(What is asked): Retype the data exactly, from its first line to the line containing "const xTicks = [30, 35, 40, 45, 50, 55];", including both, and skip any picture.

* * * * * * * * *

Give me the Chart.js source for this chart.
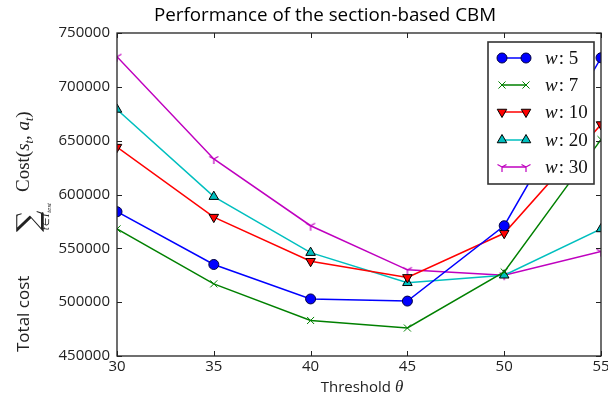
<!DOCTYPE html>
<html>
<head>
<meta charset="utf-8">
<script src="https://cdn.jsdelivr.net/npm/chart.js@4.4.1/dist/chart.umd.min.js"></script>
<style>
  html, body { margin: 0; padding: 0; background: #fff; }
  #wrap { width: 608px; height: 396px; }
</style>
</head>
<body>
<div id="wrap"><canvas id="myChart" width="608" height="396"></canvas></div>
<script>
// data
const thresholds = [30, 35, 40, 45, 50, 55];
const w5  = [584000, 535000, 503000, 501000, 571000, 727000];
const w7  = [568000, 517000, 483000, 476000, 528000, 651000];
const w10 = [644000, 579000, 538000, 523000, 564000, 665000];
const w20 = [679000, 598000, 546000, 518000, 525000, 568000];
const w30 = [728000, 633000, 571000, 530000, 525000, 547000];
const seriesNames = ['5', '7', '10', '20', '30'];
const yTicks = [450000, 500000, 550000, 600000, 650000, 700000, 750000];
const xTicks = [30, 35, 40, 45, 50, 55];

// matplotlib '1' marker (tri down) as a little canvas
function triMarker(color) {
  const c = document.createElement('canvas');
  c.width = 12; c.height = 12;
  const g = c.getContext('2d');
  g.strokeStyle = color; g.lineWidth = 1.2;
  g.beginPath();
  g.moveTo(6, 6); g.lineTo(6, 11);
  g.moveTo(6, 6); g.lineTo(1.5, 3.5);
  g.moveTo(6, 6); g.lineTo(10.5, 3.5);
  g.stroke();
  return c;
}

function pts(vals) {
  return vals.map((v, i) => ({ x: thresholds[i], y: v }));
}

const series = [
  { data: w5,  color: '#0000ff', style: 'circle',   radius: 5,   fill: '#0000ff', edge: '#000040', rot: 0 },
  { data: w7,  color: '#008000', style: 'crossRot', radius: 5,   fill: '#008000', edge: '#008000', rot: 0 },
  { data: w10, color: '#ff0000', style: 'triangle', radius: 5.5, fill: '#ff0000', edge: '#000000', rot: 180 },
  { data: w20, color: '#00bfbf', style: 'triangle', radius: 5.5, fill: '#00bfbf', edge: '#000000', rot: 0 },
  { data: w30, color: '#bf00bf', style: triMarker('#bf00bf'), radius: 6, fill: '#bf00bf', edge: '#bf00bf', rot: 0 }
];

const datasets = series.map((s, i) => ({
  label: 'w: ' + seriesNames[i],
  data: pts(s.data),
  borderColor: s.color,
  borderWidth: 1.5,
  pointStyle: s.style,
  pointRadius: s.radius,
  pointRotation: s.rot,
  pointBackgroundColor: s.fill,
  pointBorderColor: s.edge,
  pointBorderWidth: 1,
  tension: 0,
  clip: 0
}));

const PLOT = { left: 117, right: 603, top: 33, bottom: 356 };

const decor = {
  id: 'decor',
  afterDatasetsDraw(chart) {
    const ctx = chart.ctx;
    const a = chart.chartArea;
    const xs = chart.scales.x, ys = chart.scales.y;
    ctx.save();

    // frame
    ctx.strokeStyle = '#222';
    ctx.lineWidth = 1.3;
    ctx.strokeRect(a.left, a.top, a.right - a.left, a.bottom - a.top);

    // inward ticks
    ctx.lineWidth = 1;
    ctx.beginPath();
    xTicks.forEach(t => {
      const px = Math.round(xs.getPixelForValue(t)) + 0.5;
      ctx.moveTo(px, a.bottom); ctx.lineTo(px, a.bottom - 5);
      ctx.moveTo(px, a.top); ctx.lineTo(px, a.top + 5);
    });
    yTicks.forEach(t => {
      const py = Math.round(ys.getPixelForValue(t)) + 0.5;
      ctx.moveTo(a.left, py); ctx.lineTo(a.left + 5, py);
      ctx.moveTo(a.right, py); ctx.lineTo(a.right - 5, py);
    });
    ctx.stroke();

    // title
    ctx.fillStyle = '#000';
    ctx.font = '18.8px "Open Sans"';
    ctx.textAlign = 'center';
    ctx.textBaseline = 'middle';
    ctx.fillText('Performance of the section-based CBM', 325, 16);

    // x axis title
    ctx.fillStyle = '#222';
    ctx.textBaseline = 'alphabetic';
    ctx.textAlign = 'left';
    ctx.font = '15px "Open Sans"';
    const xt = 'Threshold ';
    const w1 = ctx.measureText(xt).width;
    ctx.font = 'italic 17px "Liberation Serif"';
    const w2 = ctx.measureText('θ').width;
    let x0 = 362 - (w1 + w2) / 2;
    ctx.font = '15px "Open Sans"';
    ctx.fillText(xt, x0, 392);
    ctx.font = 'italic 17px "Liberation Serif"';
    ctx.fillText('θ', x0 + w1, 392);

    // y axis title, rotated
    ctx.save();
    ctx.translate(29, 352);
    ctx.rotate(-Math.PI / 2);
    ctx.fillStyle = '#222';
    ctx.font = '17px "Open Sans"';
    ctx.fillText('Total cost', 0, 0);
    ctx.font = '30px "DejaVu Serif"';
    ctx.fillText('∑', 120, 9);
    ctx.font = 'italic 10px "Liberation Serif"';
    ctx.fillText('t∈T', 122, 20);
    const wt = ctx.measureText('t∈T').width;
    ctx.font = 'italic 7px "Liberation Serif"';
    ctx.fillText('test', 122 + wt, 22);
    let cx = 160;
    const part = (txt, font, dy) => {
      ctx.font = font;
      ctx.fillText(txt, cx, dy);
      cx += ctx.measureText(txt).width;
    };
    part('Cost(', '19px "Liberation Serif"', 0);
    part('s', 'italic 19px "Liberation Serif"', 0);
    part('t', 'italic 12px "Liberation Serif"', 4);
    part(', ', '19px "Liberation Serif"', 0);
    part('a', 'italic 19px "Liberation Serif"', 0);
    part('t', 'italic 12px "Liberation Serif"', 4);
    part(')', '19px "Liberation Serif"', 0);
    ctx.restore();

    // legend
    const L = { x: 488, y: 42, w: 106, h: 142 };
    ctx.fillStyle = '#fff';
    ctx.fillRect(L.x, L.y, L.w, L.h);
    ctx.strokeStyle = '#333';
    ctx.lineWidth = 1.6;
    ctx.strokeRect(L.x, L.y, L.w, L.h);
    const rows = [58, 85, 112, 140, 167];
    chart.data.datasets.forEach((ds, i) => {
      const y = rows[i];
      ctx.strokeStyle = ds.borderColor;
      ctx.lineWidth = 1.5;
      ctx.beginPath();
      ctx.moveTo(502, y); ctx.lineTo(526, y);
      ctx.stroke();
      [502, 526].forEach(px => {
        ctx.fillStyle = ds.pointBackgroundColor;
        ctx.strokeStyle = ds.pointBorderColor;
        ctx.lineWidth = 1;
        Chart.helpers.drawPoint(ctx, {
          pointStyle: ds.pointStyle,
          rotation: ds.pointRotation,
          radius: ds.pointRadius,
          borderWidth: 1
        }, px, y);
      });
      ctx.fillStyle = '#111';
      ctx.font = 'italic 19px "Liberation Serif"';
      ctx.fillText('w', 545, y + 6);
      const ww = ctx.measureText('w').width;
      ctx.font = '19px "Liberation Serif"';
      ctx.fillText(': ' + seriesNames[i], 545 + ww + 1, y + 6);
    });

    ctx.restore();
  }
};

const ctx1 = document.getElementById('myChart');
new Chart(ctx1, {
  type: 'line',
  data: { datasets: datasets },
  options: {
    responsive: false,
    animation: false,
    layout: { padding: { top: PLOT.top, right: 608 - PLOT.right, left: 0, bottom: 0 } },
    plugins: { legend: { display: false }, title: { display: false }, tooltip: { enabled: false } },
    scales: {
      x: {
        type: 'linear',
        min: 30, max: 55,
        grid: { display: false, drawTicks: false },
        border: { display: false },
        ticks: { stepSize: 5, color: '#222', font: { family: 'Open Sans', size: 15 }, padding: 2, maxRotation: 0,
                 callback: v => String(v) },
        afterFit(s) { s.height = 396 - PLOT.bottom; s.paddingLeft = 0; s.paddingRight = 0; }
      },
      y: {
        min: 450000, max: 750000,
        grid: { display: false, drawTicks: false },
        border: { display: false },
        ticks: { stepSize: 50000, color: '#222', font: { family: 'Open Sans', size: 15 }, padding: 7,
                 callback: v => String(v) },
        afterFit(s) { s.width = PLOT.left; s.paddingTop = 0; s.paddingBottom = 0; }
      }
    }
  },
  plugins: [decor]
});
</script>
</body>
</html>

* * * * * * * * *

(Answer to the exercise):
Give me the Chart.js source for this chart.
<!DOCTYPE html>
<html>
<head>
<meta charset="utf-8">
<script src="https://cdn.jsdelivr.net/npm/chart.js@4.4.1/dist/chart.umd.min.js"></script>
<style>
  html, body { margin: 0; padding: 0; background: #fff; }
  #wrap { width: 608px; height: 396px; }
</style>
</head>
<body>
<div id="wrap"><canvas id="myChart" width="608" height="396"></canvas></div>
<script>
// data
const thresholds = [30, 35, 40, 45, 50, 55];
const w5  = [584000, 535000, 503000, 501000, 571000, 727000];
const w7  = [568000, 517000, 483000, 476000, 528000, 651000];
const w10 = [644000, 579000, 538000, 523000, 564000, 665000];
const w20 = [679000, 598000, 546000, 518000, 525000, 568000];
const w30 = [728000, 633000, 571000, 530000, 525000, 547000];
const seriesNames = ['5', '7', '10', '20', '30'];
const yTicks = [450000, 500000, 550000, 600000, 650000, 700000, 750000];
const xTicks = [30, 35, 40, 45, 50, 55];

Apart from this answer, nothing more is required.